Question: Did you find it hard writing an adult fairytale for an adult audience?
Alan Ayckbourn:
It’s no more difficult than writing one for children. In a way easier, in that children as an audience are more willing to suspend disbelief. Their so-called adult “rationality” hasn’t yet kicked in, along with the disappearance of Father Christmas. I have written other fairytale based shows of which Dreams From A Summer House (another musical, this one with composer John Pattison) is probably the closest to Awaking Beauty.

Did you read fairytales as a child?
Yes, I read my share of them like many of my generation.

And if so which was your favourite and why?
I liked The Tinder Box I seem to recall and Bluebeard scared me and fascinated me in equal parts. I preferred the darker ones, i.e. those by the Brothers Grimm rather than the somewhat blander Hans Christian Anderson.
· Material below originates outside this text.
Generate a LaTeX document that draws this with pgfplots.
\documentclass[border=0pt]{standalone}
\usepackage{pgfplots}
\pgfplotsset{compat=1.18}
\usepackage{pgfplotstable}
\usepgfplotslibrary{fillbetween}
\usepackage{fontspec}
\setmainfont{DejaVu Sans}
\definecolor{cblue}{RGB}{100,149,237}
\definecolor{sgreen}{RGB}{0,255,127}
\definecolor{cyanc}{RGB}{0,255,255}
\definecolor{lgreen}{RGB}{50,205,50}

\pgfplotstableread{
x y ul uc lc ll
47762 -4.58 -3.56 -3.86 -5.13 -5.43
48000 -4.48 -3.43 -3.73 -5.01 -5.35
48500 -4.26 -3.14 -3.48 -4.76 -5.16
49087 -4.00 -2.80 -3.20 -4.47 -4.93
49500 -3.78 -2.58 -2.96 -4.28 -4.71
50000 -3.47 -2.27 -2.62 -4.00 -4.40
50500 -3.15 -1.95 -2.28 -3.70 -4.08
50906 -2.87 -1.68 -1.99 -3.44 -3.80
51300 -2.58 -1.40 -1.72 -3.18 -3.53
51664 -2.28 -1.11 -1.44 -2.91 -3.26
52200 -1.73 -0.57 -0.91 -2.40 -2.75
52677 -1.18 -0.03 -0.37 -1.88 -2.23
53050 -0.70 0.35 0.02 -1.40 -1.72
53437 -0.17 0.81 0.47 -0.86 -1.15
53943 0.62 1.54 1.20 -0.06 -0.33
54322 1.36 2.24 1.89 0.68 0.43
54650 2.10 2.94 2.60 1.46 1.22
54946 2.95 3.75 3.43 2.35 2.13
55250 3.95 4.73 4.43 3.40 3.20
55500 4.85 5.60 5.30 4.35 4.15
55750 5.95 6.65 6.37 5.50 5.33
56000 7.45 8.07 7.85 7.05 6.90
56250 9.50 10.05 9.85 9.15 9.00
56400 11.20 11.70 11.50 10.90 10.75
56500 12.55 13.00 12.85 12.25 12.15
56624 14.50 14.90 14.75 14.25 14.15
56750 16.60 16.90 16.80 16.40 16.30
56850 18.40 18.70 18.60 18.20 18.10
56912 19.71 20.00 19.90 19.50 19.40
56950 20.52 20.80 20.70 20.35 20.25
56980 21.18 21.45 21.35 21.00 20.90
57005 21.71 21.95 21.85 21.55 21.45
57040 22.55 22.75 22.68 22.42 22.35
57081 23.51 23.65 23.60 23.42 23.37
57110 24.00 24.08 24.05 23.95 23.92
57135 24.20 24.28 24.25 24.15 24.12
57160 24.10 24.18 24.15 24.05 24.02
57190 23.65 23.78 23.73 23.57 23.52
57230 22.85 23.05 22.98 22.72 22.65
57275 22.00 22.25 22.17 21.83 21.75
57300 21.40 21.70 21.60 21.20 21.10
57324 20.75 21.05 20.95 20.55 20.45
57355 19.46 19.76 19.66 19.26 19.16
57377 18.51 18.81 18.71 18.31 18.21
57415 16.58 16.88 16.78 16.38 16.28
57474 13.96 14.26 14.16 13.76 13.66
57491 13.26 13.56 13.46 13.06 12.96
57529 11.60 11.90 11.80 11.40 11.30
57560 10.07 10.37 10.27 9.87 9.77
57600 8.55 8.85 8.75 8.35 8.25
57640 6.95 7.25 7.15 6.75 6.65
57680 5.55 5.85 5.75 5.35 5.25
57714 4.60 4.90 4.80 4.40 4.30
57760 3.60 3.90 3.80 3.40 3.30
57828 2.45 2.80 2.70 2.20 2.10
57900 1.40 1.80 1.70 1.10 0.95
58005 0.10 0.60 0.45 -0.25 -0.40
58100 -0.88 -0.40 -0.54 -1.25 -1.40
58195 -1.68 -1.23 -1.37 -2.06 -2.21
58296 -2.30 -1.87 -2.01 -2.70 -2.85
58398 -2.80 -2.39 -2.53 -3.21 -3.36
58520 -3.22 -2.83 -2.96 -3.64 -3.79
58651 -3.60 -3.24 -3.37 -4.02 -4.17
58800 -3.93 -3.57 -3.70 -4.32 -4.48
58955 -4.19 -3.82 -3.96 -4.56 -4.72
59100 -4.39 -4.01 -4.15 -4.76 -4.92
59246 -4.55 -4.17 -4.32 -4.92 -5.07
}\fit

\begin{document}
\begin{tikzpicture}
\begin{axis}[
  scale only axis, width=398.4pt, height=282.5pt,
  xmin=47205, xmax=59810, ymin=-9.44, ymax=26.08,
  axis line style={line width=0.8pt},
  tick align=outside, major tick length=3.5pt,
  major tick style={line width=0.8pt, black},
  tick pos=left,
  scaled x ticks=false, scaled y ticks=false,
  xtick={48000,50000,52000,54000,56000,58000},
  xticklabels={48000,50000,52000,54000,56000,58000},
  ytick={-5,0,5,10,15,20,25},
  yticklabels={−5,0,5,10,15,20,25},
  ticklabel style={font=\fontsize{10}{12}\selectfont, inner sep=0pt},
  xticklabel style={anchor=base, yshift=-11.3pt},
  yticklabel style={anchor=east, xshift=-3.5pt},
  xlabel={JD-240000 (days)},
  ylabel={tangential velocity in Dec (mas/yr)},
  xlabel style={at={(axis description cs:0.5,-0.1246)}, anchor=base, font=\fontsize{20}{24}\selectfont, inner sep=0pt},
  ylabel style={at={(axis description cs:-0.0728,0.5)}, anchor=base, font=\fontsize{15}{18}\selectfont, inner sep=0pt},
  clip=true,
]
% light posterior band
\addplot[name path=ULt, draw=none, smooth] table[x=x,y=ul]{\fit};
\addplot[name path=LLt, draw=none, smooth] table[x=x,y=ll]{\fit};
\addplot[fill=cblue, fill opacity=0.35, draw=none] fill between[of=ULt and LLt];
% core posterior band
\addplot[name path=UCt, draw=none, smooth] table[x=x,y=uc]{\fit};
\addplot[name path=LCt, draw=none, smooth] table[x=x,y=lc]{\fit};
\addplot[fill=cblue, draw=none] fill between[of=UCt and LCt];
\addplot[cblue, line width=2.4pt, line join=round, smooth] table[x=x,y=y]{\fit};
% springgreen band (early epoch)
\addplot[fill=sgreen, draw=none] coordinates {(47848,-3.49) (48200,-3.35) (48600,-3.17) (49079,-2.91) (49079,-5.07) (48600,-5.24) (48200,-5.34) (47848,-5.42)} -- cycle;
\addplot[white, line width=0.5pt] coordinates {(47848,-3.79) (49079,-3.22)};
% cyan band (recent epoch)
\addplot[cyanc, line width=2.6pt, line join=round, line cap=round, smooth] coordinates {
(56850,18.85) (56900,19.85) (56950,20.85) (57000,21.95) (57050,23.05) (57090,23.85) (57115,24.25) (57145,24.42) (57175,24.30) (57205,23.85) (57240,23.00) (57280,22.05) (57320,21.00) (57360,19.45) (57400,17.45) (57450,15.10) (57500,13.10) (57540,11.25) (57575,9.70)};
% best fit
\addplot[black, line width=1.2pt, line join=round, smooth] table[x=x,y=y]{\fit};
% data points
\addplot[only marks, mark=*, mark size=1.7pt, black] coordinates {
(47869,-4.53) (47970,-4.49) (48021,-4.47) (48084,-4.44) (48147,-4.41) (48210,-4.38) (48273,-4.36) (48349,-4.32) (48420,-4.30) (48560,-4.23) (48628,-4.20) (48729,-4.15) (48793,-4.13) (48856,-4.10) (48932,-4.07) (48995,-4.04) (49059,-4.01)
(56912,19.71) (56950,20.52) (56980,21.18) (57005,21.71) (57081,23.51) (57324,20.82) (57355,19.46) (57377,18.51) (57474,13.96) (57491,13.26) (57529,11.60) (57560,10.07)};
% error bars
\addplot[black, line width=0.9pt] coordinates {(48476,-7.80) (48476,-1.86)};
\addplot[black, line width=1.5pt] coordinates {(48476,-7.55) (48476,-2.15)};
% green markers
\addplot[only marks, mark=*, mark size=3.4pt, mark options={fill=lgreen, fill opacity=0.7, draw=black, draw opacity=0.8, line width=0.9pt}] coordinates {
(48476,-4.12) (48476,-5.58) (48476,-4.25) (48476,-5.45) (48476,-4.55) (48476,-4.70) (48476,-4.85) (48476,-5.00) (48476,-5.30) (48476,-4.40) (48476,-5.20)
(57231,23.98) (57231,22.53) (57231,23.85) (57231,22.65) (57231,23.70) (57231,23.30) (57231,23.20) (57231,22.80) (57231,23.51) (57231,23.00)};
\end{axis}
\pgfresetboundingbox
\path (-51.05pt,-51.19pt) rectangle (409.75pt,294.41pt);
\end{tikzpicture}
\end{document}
Do you find fairytales still relevant today?
Yes. Essentially they are, after all, morality tales concerned with Good and Evil and were intended presumably to instil children with an awareness that we all have, as individuals, a choice between the two. Some of them are quite sophisticated but the simplest of them with their crude black and white imagery probably seem quaint (if not downright politically incorrect!) to a generation whose sensibilities have been broadened (some would argue blunted!) by 20th century sophistication, psychology and social tolerance.

Is the intimacy of ‘Theatre in the round’ staging useful for engaging a young audience?
I think it’s extremely useful! Proximity to dramatic events tends to involve an audience, especially a young one used to seeing acting close-up either from movies or TV. Finding themselves seated often several yards away from the action in a proscenium arch theatre where the actors aren’t, technically speaking, even in the same room as them, tends to make the theatre experience less satisfactory.

Do you find there can be a fine balance between a play and a pantomime?
The genre of “pantomime” these days, is such a vast area stretching from large-scale commercial pantomimes - designed largely for a once-a-year, generally non-theatre going audience - which are little more than glorified excuses to introduce familiar household names going through their paces with barely an acknowledgement to the original source material, let alone an excuse for a narrative. At the other extreme, the simple dramatic retelling of an established fairytale is much the same as any other original story, be it by Dickens or Austen. The fairytale’s enduring secret is that the best of them have good strong stories and in this sort of theatre (no, in any sort of theatre, I believe) narrative is vital.

Do you find it hard to get the right balance?
Not really. But then I’ve never tried to write a straight pantomime! The nearest I’ve got to one is in plays like Awaking Beauty which actually starts where Sleeping Beauty leaves off. But then I’ve always been curious even as a child to know what really happened after “they all lived happily ever after” bit. Which probably, come to think of it, has provided the basis of a large proportion of my writing.